__Given request__
Everything in the listing except the pictures should be written out exactly.

__Available data__
↓

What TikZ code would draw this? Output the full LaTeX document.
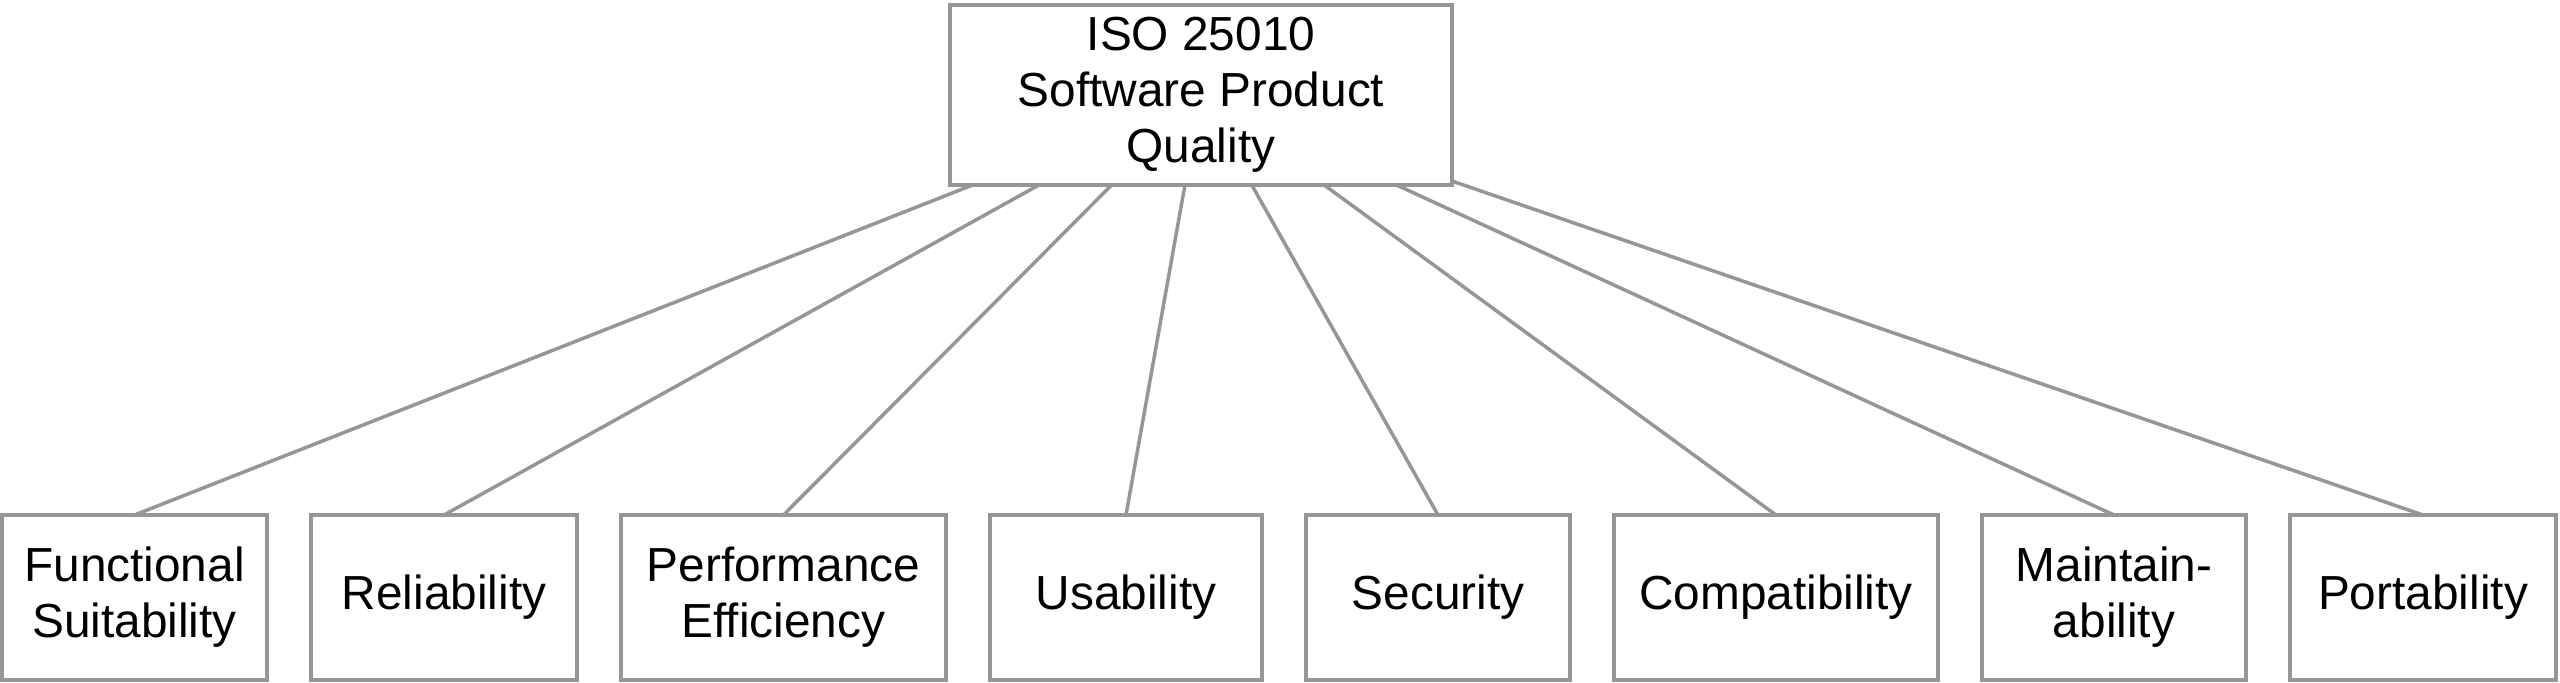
\documentclass[tikz,border=0pt]{standalone}
\usepackage{fontspec}
\setmainfont{Liberation Sans}
\usepackage{tikz}
\usetikzlibrary{positioning}
\definecolor{boxgray}{RGB}{150,150,150}
\tikzset{every node/.style={font=\fontsize{27.2}{31.8}\selectfont},
quality/.style={draw=boxgray, line width=2pt, align=center, outer sep=0pt,
  minimum height=3.3cm, inner sep=0pt},
link/.style={draw=boxgray, line width=2pt}
}

\begin{document}
\begin{tikzpicture}[node distance=0.88cm]
      \useasboundingbox (0,0) rectangle (51.2,-13.64);
      \node[quality, minimum width=10.04cm, minimum height=3.6cm] (iso) at (24.02,-1.9)
            {ISO 25010\\Software Product\\Quality};
      \node[quality, minimum width=5.3cm]  (fs) at (2.69,-11.95) {Functional\\Suitability};
      \node[quality, minimum width=5.32cm] (rel)   [right=of fs]    {Reliability};
      \node[quality, minimum width=6.5cm]  (perf)  [right=of rel]   {Performance\\Efficiency};
      \node[quality, minimum width=5.44cm] (usab)  [right=of perf]  {Usability};
      \node[quality, minimum width=5.28cm] (sec)   [right=of usab]  {Security};
      \node[quality, minimum width=6.48cm] (comp)  [right=of sec]   {Compatibility};
      \node[quality, minimum width=5.28cm] (maint) [right=of comp]  {Maintain-\\ability};
      \node[quality, minimum width=5.32cm] (port)  [right=of maint] {Portability};

      \path[link] (iso) -- (fs.north)
                  (iso) -- (rel.north)
                  (iso) -- (perf.north)
                  (iso) -- (usab.north)
                  (iso) -- (sec.north)
                  (iso) -- (comp.north)
                  (iso) -- (maint.north)
                  (iso) -- (port.north);
    \end{tikzpicture}
\end{document}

↑

__Task output__
What TikZ code would draw this? Output the full LaTeX document.
\documentclass[tikz,border=0pt]{standalone}
\usepackage{fontspec}
\setmainfont{Liberation Sans}
\usepackage{tikz}
\usetikzlibrary{positioning}
\definecolor{boxgray}{RGB}{150,150,150}
\tikzset{every node/.style={font=\fontsize{27.2}{31.8}\selectfont},
quality/.style={draw=boxgray, line width=2pt, align=center, outer sep=0pt,
  minimum height=3.3cm, inner sep=0pt},
link/.style={draw=boxgray, line width=2pt}
}

\begin{document}
\begin{tikzpicture}[node distance=0.88cm]
      \useasboundingbox (0,0) rectangle (51.2,-13.64);
      \node[quality, minimum width=10.04cm, minimum height=3.6cm] (iso) at (24.02,-1.9)
            {ISO 25010\\Software Product\\Quality};
      \node[quality, minimum width=5.3cm]  (fs) at (2.69,-11.95) {Functional\\Suitability};
      \node[quality, minimum width=5.32cm] (rel)   [right=of fs]    {Reliability};
      \node[quality, minimum width=6.5cm]  (perf)  [right=of rel]   {Performance\\Efficiency};
      \node[quality, minimum width=5.44cm] (usab)  [right=of perf]  {Usability};
      \node[quality, minimum width=5.28cm] (sec)   [right=of usab]  {Security};
      \node[quality, minimum width=6.48cm] (comp)  [right=of sec]   {Compatibility};
      \node[quality, minimum width=5.28cm] (maint) [right=of comp]  {Maintain-\\ability};
      \node[quality, minimum width=5.32cm] (port)  [right=of maint] {Portability};

      \path[link] (iso) -- (fs.north)
                  (iso) -- (rel.north)
                  (iso) -- (perf.north)
                  (iso) -- (usab.north)
                  (iso) -- (sec.north)
                  (iso) -- (comp.north)
                  (iso) -- (maint.north)
                  (iso) -- (port.north);
    \end{tikzpicture}
\end{document}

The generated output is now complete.